前回のMakefileと今回のMakefileを組み合わせて、次のようなMakefileを用意する。

default: file_output

file_output: file_input
    # file_inputからfile_outputを作成
    cat file_input > file_output

    # file_inputとfile_outputの更新日時を表示
    stat -c '%n %z' file_input file_output

clean:
    rm -f file_output

実行してみると次のようになる。

% ls -l
合計 1
-rw-r--r-- 1 daichi なし   0  2月 21 09:17 file_input
-rw-r--r-- 1 daichi なし 247  2月 21 09:17 Makefile
% make
# file_inputからfile_outputを作成
cat file_input > file_output
# file_inputとfile_outputの更新日時を表示
stat -c '%n %z' file_input file_output
file_input 2022-02-21 09:17:24.638679800 +0900
file_output 2022-02-21 09:17:36.411849800 +0900
% make clean
rm -f file_output
% 
  • 実行サンプル

    実行サンプル

makeで「make default」が呼ばれていること、そこから依存関係でfile_outputターゲットが実行されていることがわかる。また、「make clean」で作成したファイルを削除していることも確認できる。

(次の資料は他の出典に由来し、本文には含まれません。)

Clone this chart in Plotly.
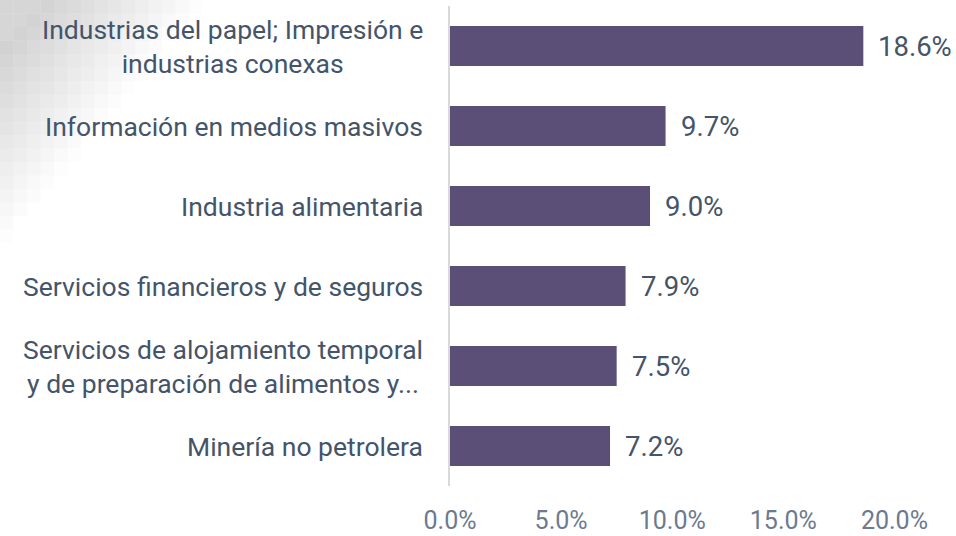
import plotly.graph_objects as go

categories = [
    "Industrias del papel; Impresión e<br>industrias conexas",
    "Información en medios masivos",
    "Industria alimentaria",
    "Servicios financieros y de seguros",
    "Servicios de alojamiento temporal<br>y de preparación de alimentos y...",
    "Minería no petrolera",
]
values = [18.6, 9.7, 9.0, 7.9, 7.5, 7.2]
tick_vals = [0, 5, 10, 15, 20]
tick_text = ["0.0%", "5.0%", "10.0%", "15.0%", "20.0%"]

BAR = "#5b4f77"
TXT = "#44546a"
FONT = "Roboto"

W, H = 956, 536
L, R, T, B = 450, 6, 6, 50
pw, ph = W - L - R, H - T - B

fig = go.Figure()
fig.add_trace(go.Bar(
    y=categories, x=values, orientation="h",
    marker=dict(color=BAR, line=dict(width=0)),
    width=0.5,
    hoverinfo="skip",
))

# value labels
for c, v in zip(categories, values):
    fig.add_annotation(
        x=v, xref="x", y=c, yref="y",
        text=f"{v:.1f}%", showarrow=False, xanchor="left", xshift=13,
        font=dict(family=FONT, size=27.5, color=TXT),
    )

# category labels as centered annotations
for c in categories:
    fig.add_annotation(
        x=0, xref="paper", y=c, yref="y",
        text=c, showarrow=False, xanchor="right", xshift=-25,
        align="center",
        font=dict(family=FONT, size=26.5, color=TXT),
    )

# decorative pixel gradient in top-left corner
shapes = []
def px2paper(x, y):
    return (x - L) / pw, (H - B - y) / ph
s = 13.5
for i in range(16):
    for j in range(19):
        x0, y0 = i * s, j * s
        d = (x0 * 1.15 + y0 * 0.95) / 225.0
        op = 0.40 * (1 - d)
        if op <= 0.01:
            continue
        if x0 + y0 < 40:
            op = 0.30
        a, b = px2paper(x0, y0)
        c, e = px2paper(x0 + s, y0 + s)
        shapes.append(dict(type="rect", xref="paper", yref="paper",
                           x0=a, x1=c, y0=e, y1=b, fillcolor="#777777",
                           opacity=op, line=dict(width=0), layer="below"))
fig.update_layout(shapes=shapes)

fig.update_layout(
    width=W, height=H,
    margin=dict(l=L, r=R, t=T, b=B, autoexpand=False),
    paper_bgcolor="white", plot_bgcolor="rgba(0,0,0,0)",
    showlegend=False,
    font=dict(family=FONT, color=TXT),
    xaxis=dict(range=[0, 22.5], tickvals=tick_vals, ticktext=tick_text,
               showgrid=False, zeroline=False, showline=False, automargin=False,
               tickfont=dict(family=FONT, size=25, color="#6b7a8f"),
               ticks="outside", ticklen=12, tickcolor="rgba(0,0,0,0)"),
    yaxis=dict(categoryorder="array", categoryarray=categories[::-1],
               showticklabels=False, showgrid=False, zeroline=False, automargin=False,
               showline=True, linecolor="#d9d9d9", linewidth=1.5, ticks=""),
)

fig.write_html("out.html", post_script="document.body.style.margin='0';",
               config={"displayModeBar": False})
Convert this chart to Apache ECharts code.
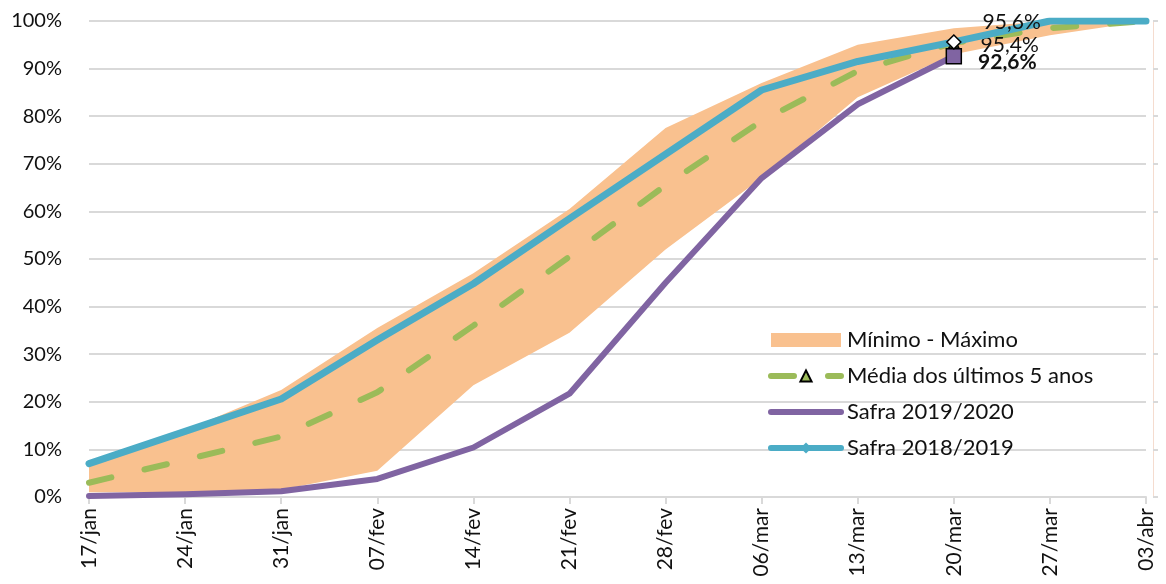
<!DOCTYPE html>
<html><head><meta charset="utf-8">
<script src="https://cdn.jsdelivr.net/npm/echarts@6/dist/echarts.min.js"></script>
<style>html,body{margin:0;padding:0;background:#fff}#c{width:1166px;height:584px}</style>
</head><body><div id="c"></div>
<script>
const categories = ['17/jan','24/jan','31/jan','07/fev','14/fev','21/fev','28/fev','06/mar','13/mar','20/mar','27/mar','03/abr'];
const minValues  = [1.0, 1.0, 1.5, 5.5, 23.5, 34.5, 52.0, 67.0, 84.0, 93.0, 97.0, 100];
const maxValues  = [7.0, 14.0, 22.5, 35.5, 47.0, 60.5, 77.5, 87.0, 95.0, 98.5, 100, 100];
const media5     = [3.0, 7.8, 12.7, 22.0, 36.0, 50.5, 65.5, 79.0, 89.5, 95.4, 98.5, 100];
const safra1920  = [0.2, 0.6, 1.2, 3.8, 10.4, 21.7, 45.0, 67.0, 82.5, 92.6, null, null];
const safra1819  = [7.0, 13.8, 20.6, 33.0, 44.8, 58.5, 72.0, 85.5, 91.5, 95.6, 100, 100];

const FONT = 'Lato';
const LBL = 9; // index of 20/mar
const fmt = v => v.toFixed(1).replace('.', ',') + '%';
const bandDiff = maxValues.map((v,i) => v - minValues[i]);
const TXT = '#111';

const chart = echarts.init(document.getElementById('c'));
chart.setOption({
  animation:false,
  textStyle:{fontFamily:FONT},
  grid:{left:89,right:20,top:21,bottom:87,containLabel:false},
  legend:{
    left:763, top:324, orient:'vertical', itemWidth:70, itemHeight:14, itemGap:14,
    textStyle:{fontFamily:FONT,fontSize:22,color:TXT,padding:[0,0,0,1]},
    data:[
      {name:'Mínimo - Máximo',icon:'rect'},
      {name:'Média dos últimos 5 anos',lineStyle:{width:6},itemStyle:{color:'#9BBB59',borderColor:'#000',borderWidth:2}},
      {name:'Safra 2019/2020',lineStyle:{width:6},itemStyle:{color:'rgba(0,0,0,0)',borderWidth:0}},
      {name:'Safra 2018/2019',lineStyle:{width:6},itemStyle:{color:'#4BACC6',borderWidth:0}}
    ]
  },
  xAxis:{type:'category',data:categories,boundaryGap:false,
    axisLine:{lineStyle:{color:'#D9D9D9',width:2}},
    axisTick:{show:true,length:7,lineStyle:{color:'#D9D9D9',width:2}},
    axisLabel:{rotate:90,fontSize:21,color:TXT,margin:11,fontFamily:FONT}},
  yAxis:[
    {type:'value',min:0,max:100,interval:10,
    axisLine:{show:false},axisTick:{show:false},
    splitLine:{lineStyle:{color:'#D9D9D9',width:2}},
    axisLabel:{fontSize:20,color:TXT,margin:27,fontFamily:FONT,formatter:v=>v+'%'}},
    {type:'value',min:0,max:100,interval:10,position:'right',offset:7,
    axisLine:{show:true,lineStyle:{color:'#F5DCCF',width:1}},
    axisTick:{show:true,length:5,lineStyle:{color:'#D9D9D9',width:2}},
    axisLabel:{show:false},splitLine:{show:false}}
  ],
  series:[
    {name:'band-min',type:'line',stack:'band',data:minValues,symbol:'none',lineStyle:{width:0},silent:true,z:1},
    {name:'Mínimo - Máximo',type:'line',stack:'band',data:bandDiff,symbol:'none',
      lineStyle:{width:0,color:'#F9C18F'},itemStyle:{color:'#F9C18F'},
      areaStyle:{color:'#F9C18F',opacity:1},z:1},
    {name:'Média dos últimos 5 anos',type:'line',data:media5.map((v,i)=> i===LBL ?
        {value:v,symbol:'triangle',symbolSize:10,label:{show:true,position:'right',offset:[16,2],formatter:()=>fmt(v),fontSize:21,color:TXT,fontFamily:FONT}} :
        {value:v,symbol:'none'}),
      symbol:'triangle',symbolSize:10,
      lineStyle:{color:'#9BBB59',width:6,type:[23,34],cap:'round'},
      itemStyle:{color:'#9BBB59',borderColor:'#000',borderWidth:1.5},z:3},
    {name:'Safra 2019/2020',type:'line',data:safra1920.map((v,i)=> i===LBL ?
        {value:v,symbol:'rect',symbolSize:15,itemStyle:{color:'#8064A2',borderColor:'#000',borderWidth:1.5},
         label:{show:true,position:'right',offset:[11,6],formatter:()=>fmt(v),fontSize:21,fontWeight:'bold',color:TXT,fontFamily:FONT}} :
        {value:v,symbol:'none'}),
      symbol:'none',
      lineStyle:{color:'#8064A2',width:6,cap:'round',join:'round'},itemStyle:{color:'#8064A2'},z:4},
    {name:'Safra 2018/2019',type:'line',data:safra1819.map((v,i)=> i===LBL ?
        {value:v,symbol:'diamond',symbolSize:14,itemStyle:{color:'#fff',borderColor:'#000',borderWidth:1.5},
         label:{show:true,position:'right',offset:[16,-20],formatter:()=>fmt(v),fontSize:21,color:TXT,fontFamily:FONT}} :
        {value:v,symbol:'none'}),
      symbol:'diamond',symbolSize:8,
      lineStyle:{color:'#4BACC6',width:7,cap:'round',join:'round'},itemStyle:{color:'#4BACC6'},z:5}
  ]
});
</script></body></html>
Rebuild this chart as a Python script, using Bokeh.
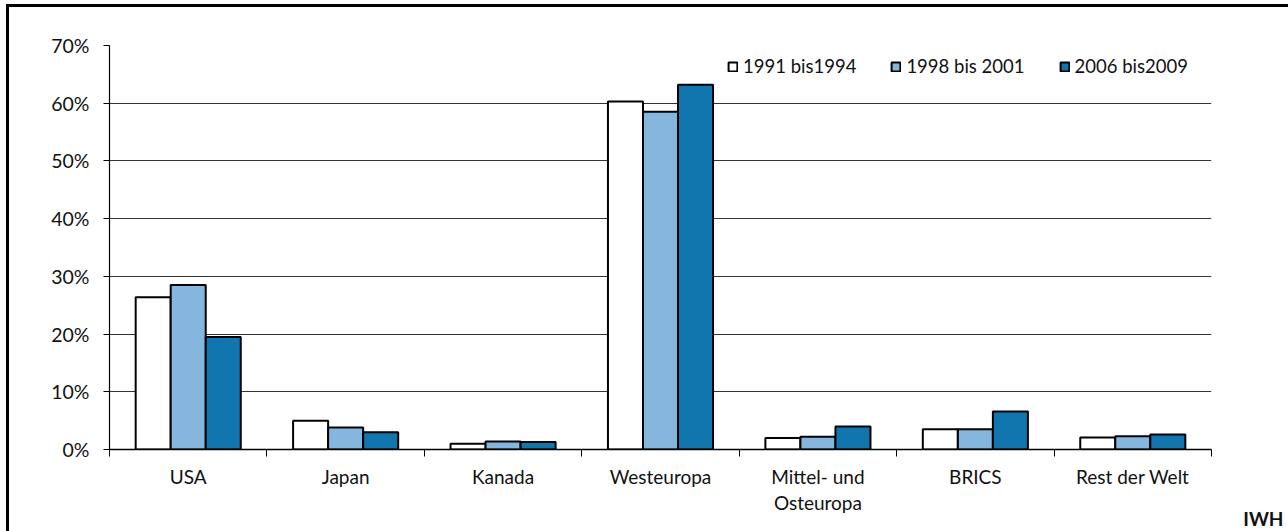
import numpy as np
from bokeh.plotting import figure
from bokeh.models import (ColumnDataSource, FixedTicker, NumeralTickFormatter, Range1d,
                          Legend, LegendItem, Title, InlineStyleSheet)
from bokeh.embed import file_html
from bokeh.resources import INLINE

categories = ["USA", "Japan", "Kanada", "Westeuropa", "Mittel- und\nOsteuropa", "BRICS", "Rest der Welt"]
series_names = ["1991 bis1994", "1998 bis 2001", "2006 bis2009"]
s1991 = [0.264, 0.050, 0.010, 0.603, 0.020, 0.035, 0.021]
s1998 = [0.285, 0.038, 0.014, 0.585, 0.022, 0.035, 0.023]
s2006 = [0.195, 0.030, 0.013, 0.632, 0.040, 0.066, 0.026]
y_ticks = [0.0, 0.1, 0.2, 0.3, 0.4, 0.5, 0.6, 0.7]

colors = ["#FFFFFF", "#85B6DE", "#1176AD"]
FONT = "Lato"

W, H = 1288, 531
FL, FR, FT, FB = 109, 77, 45, 82  # frame borders
p = figure(width=W, height=H, output_backend="svg", toolbar_location=None,
           x_range=Range1d(0, len(categories)), y_range=Range1d(0, 0.70),
           min_border_left=FL, min_border_right=FR, min_border_top=FT, min_border_bottom=FB)
p.outline_line_color = None
p.background_fill_color = "white"
p.border_fill_color = "white"

bar_w = 0.2225
centers = np.arange(len(categories)) + 0.5
offsets = [-bar_w, 0.0, bar_w]
renderers = []
for vals, off, col in zip([s1991, s1998, s2006], offsets, colors):
    src = ColumnDataSource(dict(x=centers + off, top=vals))
    r = p.vbar(x="x", top="top", width=bar_w, bottom=0, source=src,
               fill_color=col, line_color="black", line_width=2)
    renderers.append(r)

# axes
p.xaxis.ticker = FixedTicker(ticks=list(centers), minor_ticks=list(range(len(categories) + 1)))
p.xaxis.major_label_overrides = {float(c): lab for c, lab in zip(centers, categories)}
p.xaxis.major_tick_out = 0
p.xaxis.major_tick_in = 0
p.xaxis.minor_tick_out = 7
p.xaxis.minor_tick_in = 0
p.xaxis.minor_tick_line_color = "black"
p.xaxis.axis_line_color = "black"
p.xaxis.axis_line_width = 1.5
p.xaxis.major_label_standoff = 8
p.xaxis.major_label_text_font = FONT
p.xaxis.major_label_text_font_size = "19px"
p.xaxis.major_label_text_line_height = 1.15
p.xaxis.major_label_text_color = "#111111"

p.yaxis.ticker = FixedTicker(ticks=y_ticks, minor_ticks=[])
p.yaxis.formatter = NumeralTickFormatter(format="0%")
p.yaxis.major_tick_out = 6
p.yaxis.major_tick_in = 0
p.yaxis.axis_line_color = "black"
p.yaxis.axis_line_width = 1.2
p.yaxis.major_label_standoff = 14
p.yaxis.major_label_text_font = FONT
p.yaxis.major_label_text_font_size = "19.5px"
p.yaxis.major_label_text_color = "#111111"

p.xgrid.grid_line_color = None
p.ygrid.ticker = FixedTicker(ticks=y_ticks)
p.ygrid.grid_line_color = "#333333"
p.ygrid.grid_line_width = 1.2

legend = Legend(items=[LegendItem(label=n, renderers=[r]) for n, r in zip(series_names, renderers)],
                orientation="horizontal", location=(618, 372))
legend.glyph_width = 11
legend.glyph_height = 11
legend.label_standoff = 5
legend.spacing = 34
legend.padding = 0
legend.margin = 0
legend.border_line_alpha = 0
legend.background_fill_alpha = 0
legend.label_text_font = FONT
legend.label_text_font_size = "18.5px"
legend.label_text_color = "#111111"
p.add_layout(legend, "center")

# "IWH" source mark, bottom right, outside the plot frame
iwh = Title(text="IWH", align="right", offset=-72, standoff=-26,
            text_font=FONT, text_font_style="bold", text_font_size="19px", text_color="#111111")
p.add_layout(iwh, "below")

# outer chart-area border (only left and top edges fall inside the picture)
p.stylesheets = [InlineStyleSheet(css="""
:host { position: relative; }
:host::after {
  content: "";
  position: absolute;
  left: 6px; top: 4px; right: -20px; bottom: -20px;
  border-left: 3px solid black;
  border-top: 3px solid black;
  pointer-events: none;
}
""")]

open("out.html", "w").write(file_html(p, INLINE))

前回は一度makeしたら2度目以降はビルドできなかった。それは今回も同様なのだが、途中で「make clean」を実行してクリーンナップすれば、再度makeを実行して生成処理を行うことができる。

% make
# file_inputからfile_outputを作成
cat file_input > file_output
# file_inputとfile_outputの更新日時を表示
stat -c '%n %z' file_input file_output
file_input 2022-02-21 09:17:24.638679800 +0900
file_output 2022-02-21 19:53:45.540901100 +0900
% make
make: 'default' に対して行うべき事はありません.
% make
make: 'default' に対して行うべき事はありません.
% make clean
rm -f file_output
% make
# file_inputからfile_outputを作成
cat file_input > file_output
# file_inputとfile_outputの更新日時を表示
stat -c '%n %z' file_input file_output
file_input 2022-02-21 09:17:24.638679800 +0900
file_output 2022-02-21 19:53:50.600818600 +0900
%

基本的な機能だけで構成したMakefileだが、これだけでも結構処理を整理することができる。Makefileはそれほど見やすいものでもないのだが、前回と今回の内容を押さえていれば、既存のMakefileがざっくりと読めるようになっているはずだ。どこかでMakefileを見かけたら、一度覗いてみてはいかがだろうか。